## Information supplied
------------------------------
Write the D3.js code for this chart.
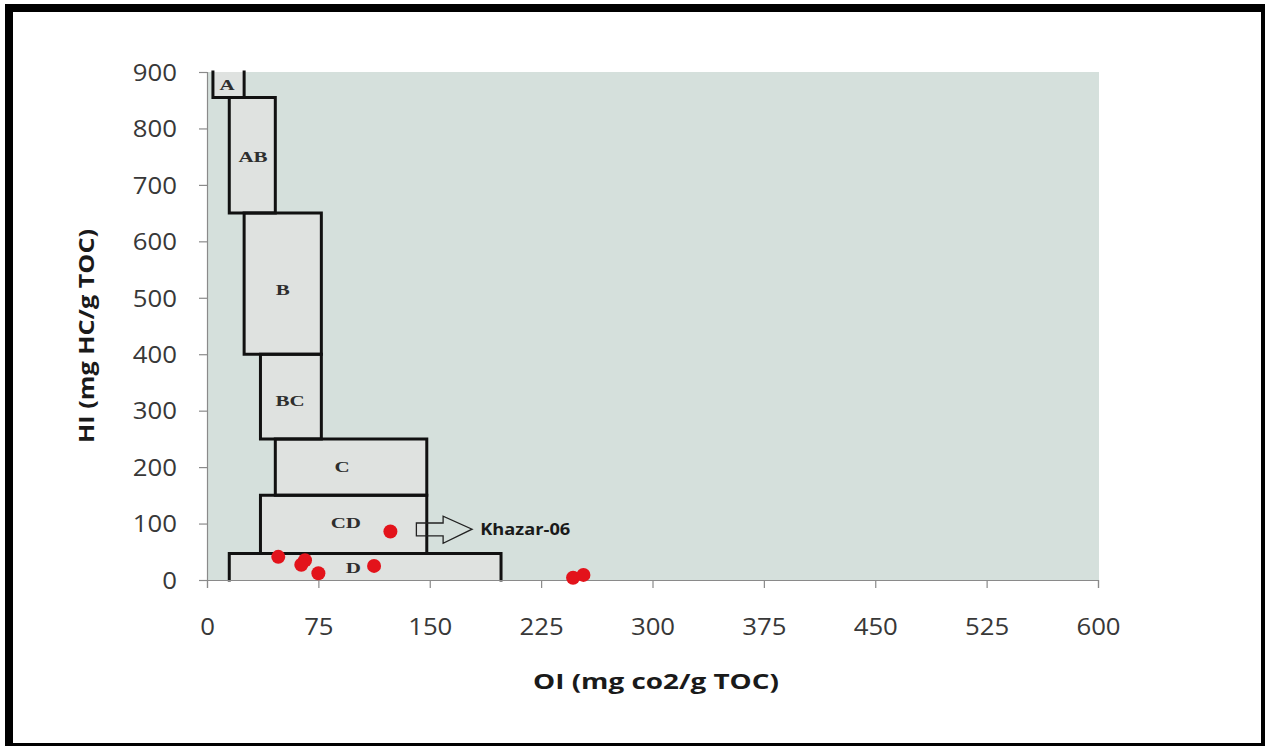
<!DOCTYPE html>
<html>
<head>
<meta charset="utf-8">
<script src="https://cdn.jsdelivr.net/npm/d3@7"></script>
<style>
  html, body { margin: 0; padding: 0; background: #ffffff; }
  svg { display: block; }
</style>
</head>
<body>
<svg id="chart" width="1265" height="746"></svg>
<script>
// ---- Data ----
const xTicks = [0, 75, 150, 225, 300, 375, 450, 525, 600];
const yTicks = [0, 100, 200, 300, 400, 500, 600, 700, 800, 900];

// Kerogen facies zones (OI range x HI range)
const zoneNames = ["A", "AB", "B", "BC", "C", "CD", "D"];
const zoneOIMin = [4, 15, 25, 36, 46, 36, 15];
const zoneOIMax = [25, 46, 77, 77, 148, 148, 198];
const zoneHIMin = [855, 650, 400, 250, 150, 47, 0];
const zoneHIMax = [900, 855, 650, 400, 250, 150, 47];
const zoneLabelOI = [13.5, 31, 51, 56, 91, 93.5, 98.5];
const zoneLabelHI = [877, 750, 514, 317, 200, 101, 21];

// Samples
const sampleOI = [48, 66, 63.5, 75, 112.5, 123.5, 246.5, 253.5];
const sampleHI = [41, 35, 27, 12, 25, 86, 4, 9];

// Annotation
const wellName = "Khazar-06";
const arrowOI = [141, 159, 178.5];   // shaft start, head start, tip
const arrowHI = [78, 101, 65, 113, 90]; // shaft low, shaft high, head low, head high, tip

const xTitle = "OI (mg co2/g TOC)";
const yTitle = "HI (mg HC/g TOC)";

// ---- Chart ----
const svg = d3.select("#chart");
const x = d3.scaleLinear().domain([0, 600]).range([207, 1098]);
const y = d3.scaleLinear().domain([0, 900]).range([580, 72]);

// widen text horizontally (the source picture is stretched)
function stretch(sel, f) {
  sel.each(function () {
    const w = this.getComputedTextLength();
    d3.select(this).attr("textLength", w * f).attr("lengthAdjust", "spacingAndGlyphs");
  });
}

// outer frame
svg.append("rect").attr("x", 9).attr("y", 8).attr("width", 1256).attr("height", 739)
  .attr("fill", "none").attr("stroke", "#000").attr("stroke-width", 8);

// plot background
svg.append("rect")
  .attr("x", x(0)).attr("y", y(900))
  .attr("width", x(600) - x(0) + 1).attr("height", y(0) - y(900))
  .attr("fill", "#d5e0dc");

// zones
const zones = zoneNames.map((n, i) => ({
  name: n, x0: zoneOIMin[i], x1: zoneOIMax[i], y0: zoneHIMin[i], y1: zoneHIMax[i],
  lx: zoneLabelOI[i], ly: zoneLabelHI[i]
}));
const zg = svg.append("g");
zg.selectAll("rect.fill").data(zones).enter().append("rect")
  .attr("x", d => x(d.x0)).attr("y", d => y(d.y1))
  .attr("width", d => x(d.x1) - x(d.x0)).attr("height", d => y(d.y0) - y(d.y1))
  .attr("fill", "#dfe2e0");
zg.selectAll("path.edge").data(zones).enter().append("path")
  .attr("d", d => {
    const X0 = x(d.x0), X1 = x(d.x1), Y0 = y(d.y0), Y1 = y(d.y1);
    const p = d3.path();
    if (d.y1 < 900) { p.moveTo(X1, Y1); p.lineTo(X0, Y1); } else { p.moveTo(X0, Y1); }
    p.lineTo(X0, Y0);
    if (d.y0 > 0) p.lineTo(X1, Y0); else p.moveTo(X1, Y0);
    p.lineTo(X1, Y1);
    return p.toString();
  })
  .attr("fill", "none").attr("stroke", "#111").attr("stroke-width", 3)
  .attr("stroke-linecap", "square");
zg.selectAll("text").data(zones).enter().append("text")
  .attr("x", d => x(d.lx)).attr("y", d => y(d.ly))
  .attr("text-anchor", "middle").attr("dominant-baseline", "central")
  .attr("font-family", "Liberation Serif, serif").attr("font-weight", "bold")
  .attr("font-size", 15).attr("fill", "#2e2e2e")
  .text(d => d.name)
  .call(stretch, 1.4);

// axes
const yAxis = svg.append("g").attr("transform", `translate(${x(0)},0)`)
  .call(d3.axisLeft(y).tickValues(yTicks).tickSize(8).tickPadding(22).tickFormat(d3.format("d")));
const xAxis = svg.append("g").attr("transform", `translate(0,${y(0)})`)
  .call(d3.axisBottom(x).tickValues(xTicks).tickSize(8).tickPadding(31).tickFormat(d3.format("d")));
[yAxis, xAxis].forEach(g => {
  g.select(".domain").attr("stroke", "#8a8a8a").attr("stroke-width", 1.2);
  g.selectAll(".tick line").attr("stroke", "#8a8a8a").attr("stroke-width", 1.2);
  g.selectAll(".tick text").attr("font-family", "Open Sans, sans-serif")
    .attr("font-size", 23).attr("fill", "#383838")
    .call(stretch, 1.12);
});
yAxis.selectAll(".tick text").attr("dy", "0.36em");

// samples
svg.append("g").selectAll("circle").data(sampleOI.map((v, i) => [v, sampleHI[i]]))
  .enter().append("circle")
  .attr("cx", d => x(d[0])).attr("cy", d => y(d[1])).attr("r", 7)
  .attr("fill", "#e3131b");

// arrow
const ax = arrowOI.map(x), ay = arrowHI.map(y);
svg.append("path")
  .attr("d", `M${ax[0]},${ay[0]} L${ax[1]},${ay[0]} L${ax[1]},${ay[2]} L${ax[2]},${ay[4]} L${ax[1]},${ay[3]} L${ax[1]},${ay[1]} L${ax[0]},${ay[1]} Z`)
  .attr("fill", "none").attr("stroke", "#222").attr("stroke-width", 1.3);
svg.append("text").attr("x", x(184)).attr("y", y(90))
  .attr("dominant-baseline", "central")
  .attr("font-family", "Open Sans, sans-serif").attr("font-weight", "bold")
  .attr("font-size", 16).attr("fill", "#1a1a1a")
  .attr("textLength", 90).attr("lengthAdjust", "spacingAndGlyphs")
  .text(wellName);

// titles
svg.append("text").attr("x", 656).attr("y", 689)
  .attr("text-anchor", "middle")
  .attr("font-family", "Open Sans, sans-serif").attr("font-weight", "bold")
  .attr("font-size", 22).attr("fill", "#1a1a1a")
  .attr("textLength", 246).attr("lengthAdjust", "spacingAndGlyphs")
  .text(xTitle);
svg.append("text").attr("transform", "translate(94,336) rotate(-90)")
  .attr("text-anchor", "middle")
  .attr("font-family", "Open Sans, sans-serif").attr("font-weight", "bold")
  .attr("font-size", 22).attr("fill", "#1a1a1a")
  .attr("textLength", 214).attr("lengthAdjust", "spacingAndGlyphs")
  .text(yTitle);
</script>
</body>
</html>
------------------------------
## Task brief
Reproduce the data word for word, excluding its pictures.

## Final result
Write the D3.js code for this chart.
<!DOCTYPE html>
<html>
<head>
<meta charset="utf-8">
<script src="https://cdn.jsdelivr.net/npm/d3@7"></script>
<style>
  html, body { margin: 0; padding: 0; background: #ffffff; }
  svg { display: block; }
</style>
</head>
<body>
<svg id="chart" width="1265" height="746"></svg>
<script>
// ---- Data ----
const xTicks = [0, 75, 150, 225, 300, 375, 450, 525, 600];
const yTicks = [0, 100, 200, 300, 400, 500, 600, 700, 800, 900];

// Kerogen facies zones (OI range x HI range)
const zoneNames = ["A", "AB", "B", "BC", "C", "CD", "D"];
const zoneOIMin = [4, 15, 25, 36, 46, 36, 15];
const zoneOIMax = [25, 46, 77, 77, 148, 148, 198];
const zoneHIMin = [855, 650, 400, 250, 150, 47, 0];
const zoneHIMax = [900, 855, 650, 400, 250, 150, 47];
const zoneLabelOI = [13.5, 31, 51, 56, 91, 93.5, 98.5];
const zoneLabelHI = [877, 750, 514, 317, 200, 101, 21];

// Samples
const sampleOI = [48, 66, 63.5, 75, 112.5, 123.5, 246.5, 253.5];
const sampleHI = [41, 35, 27, 12, 25, 86, 4, 9];

// Annotation
const wellName = "Khazar-06";
const arrowOI = [141, 159, 178.5];   // shaft start, head start, tip
const arrowHI = [78, 101, 65, 113, 90]; // shaft low, shaft high, head low, head high, tip

const xTitle = "OI (mg co2/g TOC)";
const yTitle = "HI (mg HC/g TOC)";

// ---- Chart ----
const svg = d3.select("#chart");
const x = d3.scaleLinear().domain([0, 600]).range([207, 1098]);
const y = d3.scaleLinear().domain([0, 900]).range([580, 72]);

// widen text horizontally (the source picture is stretched)
function stretch(sel, f) {
  sel.each(function () {
    const w = this.getComputedTextLength();
    d3.select(this).attr("textLength", w * f).attr("lengthAdjust", "spacingAndGlyphs");
  });
}

// outer frame
svg.append("rect").attr("x", 9).attr("y", 8).attr("width", 1256).attr("height", 739)
  .attr("fill", "none").attr("stroke", "#000").attr("stroke-width", 8);

// plot background
svg.append("rect")
  .attr("x", x(0)).attr("y", y(900))
  .attr("width", x(600) - x(0) + 1).attr("height", y(0) - y(900))
  .attr("fill", "#d5e0dc");

// zones
const zones = zoneNames.map((n, i) => ({
  name: n, x0: zoneOIMin[i], x1: zoneOIMax[i], y0: zoneHIMin[i], y1: zoneHIMax[i],
  lx: zoneLabelOI[i], ly: zoneLabelHI[i]
}));
const zg = svg.append("g");
zg.selectAll("rect.fill").data(zones).enter().append("rect")
  .attr("x", d => x(d.x0)).attr("y", d => y(d.y1))
  .attr("width", d => x(d.x1) - x(d.x0)).attr("height", d => y(d.y0) - y(d.y1))
  .attr("fill", "#dfe2e0");
zg.selectAll("path.edge").data(zones).enter().append("path")
  .attr("d", d => {
    const X0 = x(d.x0), X1 = x(d.x1), Y0 = y(d.y0), Y1 = y(d.y1);
    const p = d3.path();
    if (d.y1 < 900) { p.moveTo(X1, Y1); p.lineTo(X0, Y1); } else { p.moveTo(X0, Y1); }
    p.lineTo(X0, Y0);
    if (d.y0 > 0) p.lineTo(X1, Y0); else p.moveTo(X1, Y0);
    p.lineTo(X1, Y1);
    return p.toString();
  })
  .attr("fill", "none").attr("stroke", "#111").attr("stroke-width", 3)
  .attr("stroke-linecap", "square");
zg.selectAll("text").data(zones).enter().append("text")
  .attr("x", d => x(d.lx)).attr("y", d => y(d.ly))
  .attr("text-anchor", "middle").attr("dominant-baseline", "central")
  .attr("font-family", "Liberation Serif, serif").attr("font-weight", "bold")
  .attr("font-size", 15).attr("fill", "#2e2e2e")
  .text(d => d.name)
  .call(stretch, 1.4);

// axes
const yAxis = svg.append("g").attr("transform", `translate(${x(0)},0)`)
  .call(d3.axisLeft(y).tickValues(yTicks).tickSize(8).tickPadding(22).tickFormat(d3.format("d")));
const xAxis = svg.append("g").attr("transform", `translate(0,${y(0)})`)
  .call(d3.axisBottom(x).tickValues(xTicks).tickSize(8).tickPadding(31).tickFormat(d3.format("d")));
[yAxis, xAxis].forEach(g => {
  g.select(".domain").attr("stroke", "#8a8a8a").attr("stroke-width", 1.2);
  g.selectAll(".tick line").attr("stroke", "#8a8a8a").attr("stroke-width", 1.2);
  g.selectAll(".tick text").attr("font-family", "Open Sans, sans-serif")
    .attr("font-size", 23).attr("fill", "#383838")
    .call(stretch, 1.12);
});
yAxis.selectAll(".tick text").attr("dy", "0.36em");

// samples
svg.append("g").selectAll("circle").data(sampleOI.map((v, i) => [v, sampleHI[i]]))
  .enter().append("circle")
  .attr("cx", d => x(d[0])).attr("cy", d => y(d[1])).attr("r", 7)
  .attr("fill", "#e3131b");

// arrow
const ax = arrowOI.map(x), ay = arrowHI.map(y);
svg.append("path")
  .attr("d", `M${ax[0]},${ay[0]} L${ax[1]},${ay[0]} L${ax[1]},${ay[2]} L${ax[2]},${ay[4]} L${ax[1]},${ay[3]} L${ax[1]},${ay[1]} L${ax[0]},${ay[1]} Z`)
  .attr("fill", "none").attr("stroke", "#222").attr("stroke-width", 1.3);
svg.append("text").attr("x", x(184)).attr("y", y(90))
  .attr("dominant-baseline", "central")
  .attr("font-family", "Open Sans, sans-serif").attr("font-weight", "bold")
  .attr("font-size", 16).attr("fill", "#1a1a1a")
  .attr("textLength", 90).attr("lengthAdjust", "spacingAndGlyphs")
  .text(wellName);

// titles
svg.append("text").attr("x", 656).attr("y", 689)
  .attr("text-anchor", "middle")
  .attr("font-family", "Open Sans, sans-serif").attr("font-weight", "bold")
  .attr("font-size", 22).attr("fill", "#1a1a1a")
  .attr("textLength", 246).attr("lengthAdjust", "spacingAndGlyphs")
  .text(xTitle);
svg.append("text").attr("transform", "translate(94,336) rotate(-90)")
  .attr("text-anchor", "middle")
  .attr("font-family", "Open Sans, sans-serif").attr("font-weight", "bold")
  .attr("font-size", 22).attr("fill", "#1a1a1a")
  .attr("textLength", 214).attr("lengthAdjust", "spacingAndGlyphs")
  .text(yTitle);
</script>
</body>
</html>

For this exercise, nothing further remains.